Short exercise:
Don't include pictures. Quote the lines below from the first through the line that contains "import * as".

Data shown:
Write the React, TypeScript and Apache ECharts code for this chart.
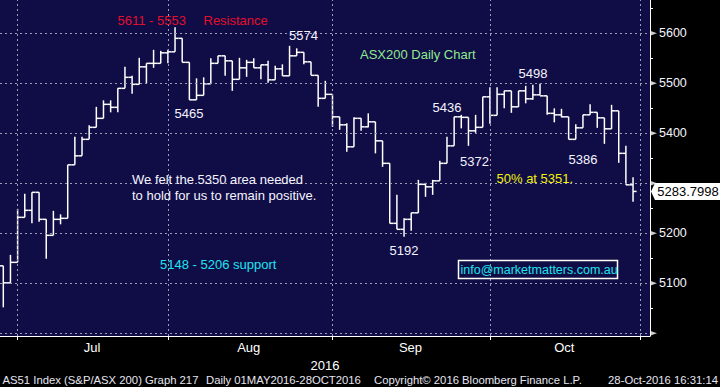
import React, { useEffect, useRef } from "react";
import * as echarts from "echarts";

// ASX200 (AS51) daily OHLC, trading days from 28-Jun-2016 (index 0) to 28-Oct-2016 (index 88)
const opens = [
  5135, 5101, 5142, 5232, 5246, 5282, 5228, 5196, 5228, 5230,
  5337, 5355, 5388, 5412, 5430, 5458, 5452, 5490, 5512, 5498,
  5533, 5540, 5540, 5561, 5563, 5590, 5542, 5467, 5476, 5499,
  5540, 5555, 5545, 5508, 5531, 5542, 5531, 5537, 5507, 5529,
  5515, 5555, 5562, 5543, 5516, 5470, 5478, 5433, 5417, 5373,
  5430, 5413, 5423, 5385, 5340, 5220, 5208, 5228, 5241, 5298,
  5293, 5305, 5340, 5375, 5433, 5432, 5405, 5412, 5473, 5436,
  5478, 5485, 5453, 5485, 5469, 5477, 5475, 5440, 5437, 5433,
  5388, 5411, 5437, 5442, 5431, 5409, 5445, 5360, 5297,
];
const highs = [
  5135, 5157, 5249, 5279, 5282, 5282, 5228, 5245, 5238, 5337,
  5393, 5393, 5416, 5453, 5466, 5466, 5490, 5533, 5515, 5551,
  5540, 5567, 5565, 5567, 5612, 5590, 5542, 5510, 5512, 5550,
  5555, 5555, 5545, 5551, 5547, 5550, 5537, 5545, 5535, 5538,
  5575, 5570, 5562, 5543, 5516, 5505, 5478, 5433, 5420, 5432,
  5430, 5440, 5423, 5385, 5340, 5277, 5230, 5241, 5307, 5301,
  5307, 5345, 5393, 5433, 5437, 5432, 5437, 5473, 5492, 5492,
  5485, 5485, 5485, 5495, 5497, 5499, 5475, 5450, 5449, 5433,
  5418, 5437, 5458, 5442, 5431, 5457, 5445, 5375, 5312,
];
const lows = [
  5052, 5101, 5142, 5232, 5220, 5223, 5149, 5196, 5218, 5230,
  5337, 5355, 5388, 5412, 5430, 5442, 5442, 5490, 5479, 5498,
  5500, 5531, 5540, 5540, 5563, 5542, 5467, 5467, 5476, 5499,
  5540, 5515, 5485, 5508, 5513, 5531, 5508, 5501, 5507, 5515,
  5515, 5555, 5538, 5516, 5453, 5470, 5413, 5407, 5363, 5373,
  5405, 5412, 5360, 5333, 5220, 5208, 5193, 5205, 5241, 5273,
  5277, 5305, 5340, 5375, 5410, 5375, 5401, 5412, 5419, 5436,
  5450, 5441, 5453, 5460, 5467, 5477, 5437, 5422, 5432, 5388,
  5388, 5411, 5437, 5411, 5379, 5409, 5341, 5297, 5263,
];
const closes = [
  5101, 5142, 5232, 5246, 5282, 5228, 5196, 5228, 5230, 5337,
  5355, 5388, 5412, 5430, 5458, 5452, 5490, 5512, 5498, 5533,
  5540, 5540, 5561, 5563, 5590, 5542, 5467, 5476, 5499, 5540,
  5555, 5545, 5508, 5531, 5542, 5531, 5537, 5507, 5529, 5515,
  5555, 5562, 5543, 5516, 5470, 5478, 5433, 5417, 5373, 5430,
  5413, 5423, 5385, 5340, 5220, 5208, 5228, 5241, 5298, 5293,
  5305, 5340, 5375, 5433, 5432, 5405, 5412, 5473, 5436, 5478,
  5485, 5453, 5485, 5469, 5477, 5475, 5440, 5437, 5433, 5388,
  5411, 5437, 5442, 5431, 5409, 5445, 5360, 5297, 5283.7998,
];

// x axis: month-end trading-day indices (30-Jun, 29-Jul, 31-Aug, 30-Sep, 31-Oct)
const monthEndIdx = [2, 23, 46, 68, 89];
const monthLabels = ["Jul", "Aug", "Sep", "Oct"];
const monthLabelPos = [12.4, 34.3, 56.9, 78.4];
const yearLabel = "2016";

// y axis (5300 sits under the last-price tag, as in the reference)
const gridLevels = [5000, 5100, 5200, 5300, 5400, 5500, 5600];
const priceLabels = [5100, 5200, 5400, 5500, 5600];
const minorTicks = [5050, 5150, 5250, 5350, 5450, 5550, 5650];

const noteTexts = [
  "5611 - 5553",
  "Resistance",
  "5465",
  "5574",
  "ASX200 Daily Chart",
  "5498",
  "5436",
  "5372",
  "5386",
  "50% at 5351.",
  "We felt the 5350 area needed",
  "to hold for us to remain positive.",
  "5192",
  "5148 - 5206 support",
  "info@marketmatters.com.au",
];
const footerTexts = [
  "AS51 Index (S&P/ASX 200) Graph 217",
  "Daily 01MAY2016-28OCT2016",
  "Copyright\u00A9 2016 Bloomberg Finance L.P.",
  "28-Oct-2016 16:31:14",
];

const X_MIN = -0.461;
const X_MAX = 90.37;
const Y_MIN = 4994.67;
const Y_MAX = 5666.67;

const FONT = "'Liberation Sans', Arial, Helvetica, sans-serif";
const WHITE = "#f4f4ff";
const RED = "#e3102c";
const GREEN = "#8fea8f";
const YELLOW = "#f2f20a";
const CYAN = "#1ee4f0";

export default function App() {
  const ref = useRef<HTMLDivElement>(null);

  useEffect(() => {
    document.body.style.margin = "0";
    const chart = echarts.init(ref.current!, undefined, { renderer: "svg" });
    const ohlc = opens.map((o, i) => [i, o, highs[i], lows[i], closes[i]]);
    const lastClose = closes[closes.length - 1];

    const t = (i: number, x: number, y: number, color: string, size = 13, align = "left") => ({
      type: "text",
      x,
      y,
      z: 50,
      silent: true,
      style: {
        text: noteTexts[i],
        fill: color,
        font: `${size}px ${FONT}`,
        textAlign: align,
        textVerticalAlign: "middle",
      },
    });
    const f = (i: number, x: number, align = "left") => ({
      type: "text",
      x,
      y: 379.5,
      z: 50,
      silent: true,
      style: {
        text: footerTexts[i],
        fill: "#e6e6f0",
        font: `11.3px ${FONT}`,
        textAlign: align,
        textVerticalAlign: "middle",
      },
    });

    const dash = { type: [2, 3], color: "#9c9cb4", width: 1 };

    chart.setOption({
      animation: false,
      backgroundColor: "#000000",
      grid: {
        left: 0,
        top: 0,
        width: 650,
        height: 336,
        show: true,
        backgroundColor: "#100c45",
        borderWidth: 0,
      },
      xAxis: {
        type: "value",
        min: X_MIN,
        max: X_MAX,
        axisLine: { show: true, onZero: false, lineStyle: { color: "#ffffff", width: 1 } },
        axisTick: { show: true, customValues: monthEndIdx, length: 4, lineStyle: { color: "#ffffff" } },
        axisLabel: {
          customValues: monthLabelPos,
          formatter: (v: number) => {
            const i = monthLabelPos.indexOf(v);
            return i >= 0 ? monthLabels[i] : "";
          },
          color: "#ffffff",
          fontSize: 13,
          fontFamily: FONT,
          margin: 5,
        },
        splitLine: { show: false },
        name: yearLabel,
        nameLocation: "middle",
        nameGap: 19,
        nameTextStyle: { color: "#ffffff", fontSize: 13, fontFamily: FONT },
      },
      yAxis: {
        type: "value",
        position: "right",
        min: Y_MIN,
        max: Y_MAX,
        axisLine: { show: true, onZero: false, lineStyle: { color: "#ffffff", width: 1 } },
        axisTick: { show: true, customValues: minorTicks, length: 3, lineStyle: { color: "#ffffff" } },
        axisLabel: {
          customValues: priceLabels,
          formatter: (v: number) => String(Math.round(v)),
          color: WHITE,
          fontSize: 12.5,
          fontFamily: FONT,
          margin: 9,
        },
        splitLine: { show: false },
      },
      series: [
        {
          type: "scatter",
          z: 1,
          clip: false,
          silent: true,
          symbol: "path://M0,0L8,3.5L0,7Z",
          symbolSize: [7, 5],
          symbolOffset: [3.5, 0],
          itemStyle: { color: "#ffffff" },
          data: gridLevels.map((v) => [X_MAX, v]),
          markLine: {
            silent: true,
            symbol: "none",
            label: { show: false },
            lineStyle: dash,
            data: [
              ...gridLevels.map((v) => ({ yAxis: v })),
              ...monthEndIdx.map((v) => ({ xAxis: v })),
            ],
          },
        },
        {
          type: "custom",
          z: 3,
          silent: true,
          dimensions: ["idx", "open", "high", "low", "close"],
          encode: { x: 0, y: [1, 2, 3, 4] },
          data: ohlc,
          renderItem: (_params: any, api: any) => {
            const k = api.value(0);
            const o = api.coord([k, api.value(1)]);
            const h = api.coord([k, api.value(2)]);
            const l = api.coord([k, api.value(3)]);
            const c = api.coord([k, api.value(4)]);
            const hw = api.size([1, 0])[0] / 2;
            const style = { stroke: "#ffffff", lineWidth: 1.5 };
            return {
              type: "group",
              children: [
                { type: "line", shape: { x1: h[0], y1: h[1], x2: l[0], y2: l[1] }, style },
                { type: "line", shape: { x1: o[0] - hw, y1: o[1], x2: o[0], y2: o[1] }, style },
                { type: "line", shape: { x1: c[0], y1: c[1], x2: c[0] + hw, y2: c[1] }, style },
              ],
            };
          },
          markPoint: {
            silent: true,
            symbol: "path://M0,8.5L4,0L69,0L69,17L4,17Z",
            symbolSize: [69, 17],
            symbolOffset: [35.5, 0],
            itemStyle: { color: "#ffffff" },
            label: {
              show: true,
              position: "inside",
              offset: [2.5, 0],
              color: "#000000",
              fontSize: 13,
              fontFamily: FONT,
              formatter: () => String(lastClose),
            },
            data: [{ coord: [X_MAX, lastClose], value: lastClose }],
          },
        },
      ],
      graphic: [
        t(0, 117.5, 20.5, RED),
        t(1, 203.5, 20.5, RED),
        t(2, 174.5, 113.5, WHITE),
        t(3, 289, 35, WHITE),
        t(4, 360, 54.5, GREEN),
        t(5, 518.5, 73, WHITE),
        t(6, 432.5, 107, WHITE),
        t(7, 460, 161, WHITE),
        t(8, 568.5, 159.5, WHITE),
        t(9, 496.5, 178.5, YELLOW),
        t(10, 132, 179.5, WHITE),
        t(11, 132, 195.5, WHITE),
        t(12, 389.5, 250, WHITE),
        t(13, 160, 264, CYAN),
        {
          type: "rect",
          z: 49,
          silent: true,
          shape: { x: 458.5, y: 260.5, width: 159, height: 18 },
          style: { fill: "none", stroke: "#ffffff", lineWidth: 1.5 },
        },
        t(14, 460.5, 270, CYAN, 12.5),
        f(0, 2.5),
        f(1, 206),
        f(2, 374),
        f(3, 718, "right"),
      ],
    });

    return () => chart.dispose();
  }, []);

  return (
    <div
      ref={ref}
      style={{ position: "fixed", left: 0, top: 0, width: 720, height: 387, background: "#000" }}
    />
  );
}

Output of the exercise:
Write the React, TypeScript and Apache ECharts code for this chart.
import React, { useEffect, useRef } from "react";
import * as echarts from "echarts";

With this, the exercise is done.